Analyzing JFK's Successful Harvard Essay


Kate Sliunkova

AdmitYogi, Stanford MBA & MA in Education



3 min read

Analyzing JFK's Successful Harvard Essay

The Prompt: Why do you wish to come to Harvard?

JFK's response: The reasons that I have for wishing to go to Harvard are several. I feel that Harvard can give me a better background and a better liberal education than any other university. I have always wanted to go there, as I have felt that it is not just another college, but is a university with something definite to offer. Then too, I would like to go to the same college as my father.
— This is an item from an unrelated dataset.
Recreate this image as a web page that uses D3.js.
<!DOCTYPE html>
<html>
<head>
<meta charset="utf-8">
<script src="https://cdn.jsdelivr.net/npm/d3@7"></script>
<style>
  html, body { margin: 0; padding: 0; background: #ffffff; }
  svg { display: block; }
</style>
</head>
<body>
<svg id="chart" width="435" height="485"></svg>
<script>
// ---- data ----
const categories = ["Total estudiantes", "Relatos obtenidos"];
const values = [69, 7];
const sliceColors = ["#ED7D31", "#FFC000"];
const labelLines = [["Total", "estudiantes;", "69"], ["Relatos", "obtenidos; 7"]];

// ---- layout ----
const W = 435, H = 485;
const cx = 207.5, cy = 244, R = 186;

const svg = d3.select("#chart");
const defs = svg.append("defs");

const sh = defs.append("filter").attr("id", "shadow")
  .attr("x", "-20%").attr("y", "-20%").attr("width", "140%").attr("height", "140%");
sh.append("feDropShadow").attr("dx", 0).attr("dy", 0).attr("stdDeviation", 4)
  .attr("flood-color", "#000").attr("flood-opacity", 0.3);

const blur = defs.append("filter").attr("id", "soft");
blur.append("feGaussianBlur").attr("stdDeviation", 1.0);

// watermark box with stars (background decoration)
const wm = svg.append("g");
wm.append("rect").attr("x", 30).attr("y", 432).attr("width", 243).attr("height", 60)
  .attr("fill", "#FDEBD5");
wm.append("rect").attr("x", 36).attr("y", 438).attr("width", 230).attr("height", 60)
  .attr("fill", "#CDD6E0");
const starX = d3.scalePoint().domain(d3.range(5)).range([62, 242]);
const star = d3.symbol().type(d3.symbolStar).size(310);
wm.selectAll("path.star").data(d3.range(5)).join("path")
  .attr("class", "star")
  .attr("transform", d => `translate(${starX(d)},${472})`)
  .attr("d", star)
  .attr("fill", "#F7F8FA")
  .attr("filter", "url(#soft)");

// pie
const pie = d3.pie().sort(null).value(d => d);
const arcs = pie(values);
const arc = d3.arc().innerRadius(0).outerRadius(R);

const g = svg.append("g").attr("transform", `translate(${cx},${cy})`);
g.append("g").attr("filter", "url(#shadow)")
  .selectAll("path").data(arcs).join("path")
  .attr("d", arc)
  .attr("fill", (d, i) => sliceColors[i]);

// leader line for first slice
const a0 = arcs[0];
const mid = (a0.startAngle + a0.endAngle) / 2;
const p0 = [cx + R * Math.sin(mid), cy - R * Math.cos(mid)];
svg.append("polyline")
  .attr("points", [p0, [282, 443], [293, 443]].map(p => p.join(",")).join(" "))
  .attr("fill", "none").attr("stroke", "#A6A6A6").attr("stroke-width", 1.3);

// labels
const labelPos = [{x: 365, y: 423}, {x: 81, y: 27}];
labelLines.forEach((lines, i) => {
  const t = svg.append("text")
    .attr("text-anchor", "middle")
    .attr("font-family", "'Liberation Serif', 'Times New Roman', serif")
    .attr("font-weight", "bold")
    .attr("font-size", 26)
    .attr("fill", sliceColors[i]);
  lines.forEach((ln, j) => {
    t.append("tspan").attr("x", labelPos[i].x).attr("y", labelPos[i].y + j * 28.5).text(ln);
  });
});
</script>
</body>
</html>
To be a "Harvard man" is an enviable distinction, and one that I sincerely hope I shall attain.

JFK's Harvard essay

Our Thoughts on JFK's Essay

What he accomplishes

  • He outlines his desire for a liberal education and identifies Harvard as the school in the best position to provide this service.

  • He flatters Harvard and separates it by claiming that it's not "just another college".
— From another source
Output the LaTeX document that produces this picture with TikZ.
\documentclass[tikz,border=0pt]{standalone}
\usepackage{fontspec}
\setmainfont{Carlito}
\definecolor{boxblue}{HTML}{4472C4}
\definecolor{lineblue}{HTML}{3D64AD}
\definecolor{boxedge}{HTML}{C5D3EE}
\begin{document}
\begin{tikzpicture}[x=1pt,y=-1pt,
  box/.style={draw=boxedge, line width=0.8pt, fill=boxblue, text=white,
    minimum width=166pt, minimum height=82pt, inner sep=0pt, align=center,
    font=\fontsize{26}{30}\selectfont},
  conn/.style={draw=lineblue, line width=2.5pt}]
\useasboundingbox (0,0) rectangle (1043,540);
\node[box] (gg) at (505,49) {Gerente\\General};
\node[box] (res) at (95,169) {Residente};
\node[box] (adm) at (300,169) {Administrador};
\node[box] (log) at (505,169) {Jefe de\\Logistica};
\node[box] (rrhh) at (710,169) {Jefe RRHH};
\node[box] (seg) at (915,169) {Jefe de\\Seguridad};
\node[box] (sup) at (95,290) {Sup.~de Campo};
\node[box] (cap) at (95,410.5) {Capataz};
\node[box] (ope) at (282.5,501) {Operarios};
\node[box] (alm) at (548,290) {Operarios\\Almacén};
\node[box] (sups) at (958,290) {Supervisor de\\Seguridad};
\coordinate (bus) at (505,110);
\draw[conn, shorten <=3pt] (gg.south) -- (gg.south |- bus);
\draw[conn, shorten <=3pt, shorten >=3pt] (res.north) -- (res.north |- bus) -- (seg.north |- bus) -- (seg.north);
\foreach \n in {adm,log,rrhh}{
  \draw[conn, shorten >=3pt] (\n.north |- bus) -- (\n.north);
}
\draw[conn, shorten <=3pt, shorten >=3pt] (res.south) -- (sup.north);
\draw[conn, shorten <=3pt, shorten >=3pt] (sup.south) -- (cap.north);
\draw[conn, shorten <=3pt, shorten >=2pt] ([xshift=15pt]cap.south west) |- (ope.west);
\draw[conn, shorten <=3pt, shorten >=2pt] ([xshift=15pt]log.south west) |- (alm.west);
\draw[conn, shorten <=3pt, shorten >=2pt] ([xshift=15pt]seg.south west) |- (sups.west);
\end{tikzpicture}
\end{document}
  • He expresses his long-held intention to attend Harvard.

  • He brings up his legacy status.

Where his essay falls short

  • While the writing is technically solid, this essay lacks a compelling story.

  • He never specifically identifies Harvard’s unique qualities, nor does he explain why those unique qualities would be a good match for him.
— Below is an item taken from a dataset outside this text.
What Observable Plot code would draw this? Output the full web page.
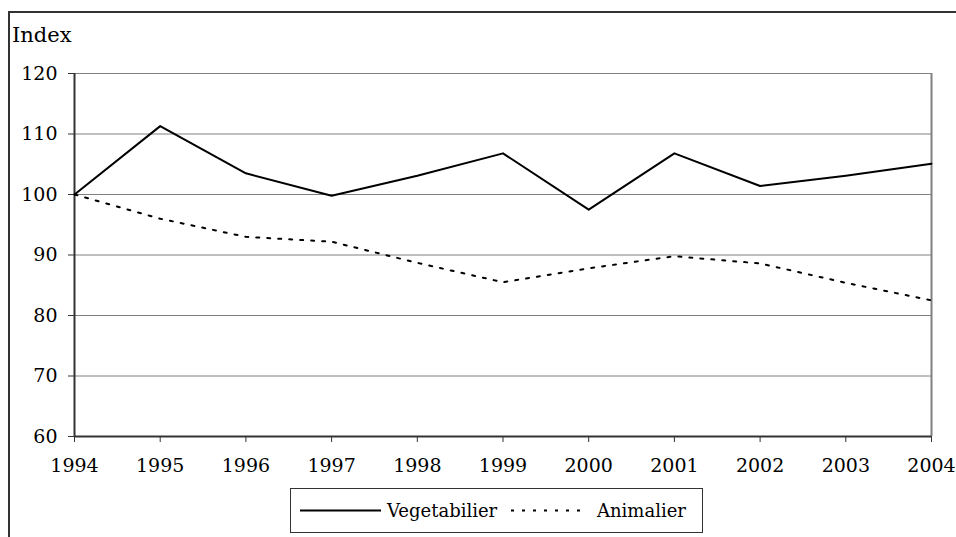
<!DOCTYPE html>
<html>
<head>
<meta charset="utf-8">
<script src="https://cdn.jsdelivr.net/npm/d3@7"></script>
<script src="https://cdn.jsdelivr.net/npm/@observablehq/plot@0.6"></script>
<style>
  html, body { margin: 0; padding: 0; background: #fff; overflow: hidden; }
  body { width: 956px; height: 537px; position: relative; font-family: "DejaVu Serif", serif; }
  #frame { position: absolute; left: 8px; top: 11px; width: 1200px; height: 1200px; border-left: 2px solid #333; border-top: 2px solid #333; box-sizing: border-box; }
  #chart { position: absolute; left: 0; top: 0; }
  #chart svg, #chart svg text { font-family: "DejaVu Serif", serif !important; }
  #ylabel { position: absolute; left: 12px; top: 21px; font-size: 21px; line-height: 28px; color: #000; }
  #legend { position: absolute; left: 290px; top: 488px; width: 413px; height: 45px; box-sizing: border-box; border: 1px solid #333; background: #fff; }
  #legend svg { position: absolute; left: 0; top: 0; }
  #legend svg text { font-family: "DejaVu Serif", serif; }
</style>
</head>
<body>
<div id="frame"></div>
<div id="chart"></div>
<div id="ylabel">Index</div>
<div id="legend"></div>
<script>
const years = [1994, 1995, 1996, 1997, 1998, 1999, 2000, 2001, 2002, 2003, 2004];
const vegetabilier = [100, 111.3, 103.5, 99.8, 103.1, 106.8, 97.5, 106.8, 101.4, 103.1, 105.1];
const animalier = [100, 96.0, 93.0, 92.2, 88.7, 85.5, 87.8, 89.8, 88.6, 85.4, 82.5];
const yTicks = [60, 70, 80, 90, 100, 110, 120];
const seriesNames = ["Vegetabilier", "Animalier"];

const rows = [];
years.forEach((yr, i) => {
  rows.push({year: yr, value: vegetabilier[i], series: seriesNames[0]});
  rows.push({year: yr, value: animalier[i], series: seriesNames[1]});
});

const chart = Plot.plot({
  width: 956,
  height: 537,
  marginLeft: 74,
  marginRight: 25,
  marginTop: 73,
  marginBottom: 101,
  style: {background: "transparent", fontSize: "19px", color: "#000"},
  x: {domain: [years[0], years[years.length - 1]]},
  y: {domain: [yTicks[0], yTicks[yTicks.length - 1]]},
  marks: [
    Plot.ruleY(yTicks.slice(1), {stroke: "#808080", strokeWidth: 1, strokeOpacity: 1}),
    Plot.ruleX([years[years.length - 1]], {stroke: "#808080", strokeWidth: 2, strokeOpacity: 1}),
    Plot.axisX({ticks: years, tickFormat: d => String(d), tickSize: 6, tickPadding: 16, label: null, stroke: "#333", strokeOpacity: 1, fill: "#000", fontSize: 19}),
    Plot.axisY({ticks: yTicks, tickSize: 6, tickPadding: 11, label: null, stroke: "#333", strokeOpacity: 1, fill: "#000", fontSize: 19}),
    Plot.ruleX([years[0]], {stroke: "#333", strokeWidth: 2}),
    Plot.ruleY([yTicks[0]], {stroke: "#333", strokeWidth: 2}),
    Plot.line(rows.filter(d => d.series === "Vegetabilier"), {x: "year", y: "value", stroke: "#000", strokeWidth: 2}),
    Plot.line(rows.filter(d => d.series === "Animalier"), {x: "year", y: "value", stroke: "#000", strokeWidth: 2, strokeDasharray: "3,8"})
  ]
});
document.getElementById("chart").appendChild(chart);

// Legend
const lg = d3.select("#legend").append("svg").attr("width", 411).attr("height", 43);
lg.append("line").attr("x1", 9).attr("x2", 90).attr("y1", 21.5).attr("y2", 21.5).attr("stroke", "#000").attr("stroke-width", 2);
lg.append("text").attr("x", 96).attr("y", 28).attr("font-size", 18).text(seriesNames[0]);
lg.append("line").attr("x1", 220).attr("x2", 296).attr("y1", 21.5).attr("y2", 21.5).attr("stroke", "#000").attr("stroke-width", 2).attr("stroke-dasharray", "3,8");
lg.append("text").attr("x", 306).attr("y", 28).attr("font-size", 18).text(seriesNames[1]);
</script>
</body>
</html>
  • His family ties and desire to attend (which is really the heart of his application essay) are irrelevant; the admissions committee is uninterested in what its applicant wants. It’s far more interested in how an applicant might fit in and what that applicant might offer the college. JFK fails to consider both his fit and his potential contributions to Harvard.

Concluding thoughts

It’s quite clear that applying to college in the 1930s was quite different. JFK’s essay today likely wouldn’t slide at a less-selective state institution – and definitely wouldn’t be accepted at an enviable institution like Harvard.

This isn’t a reflection of JFK’s talents—clearly, he is a deeply intelligent man—but it does show how much applying to college has changed over the past few decades.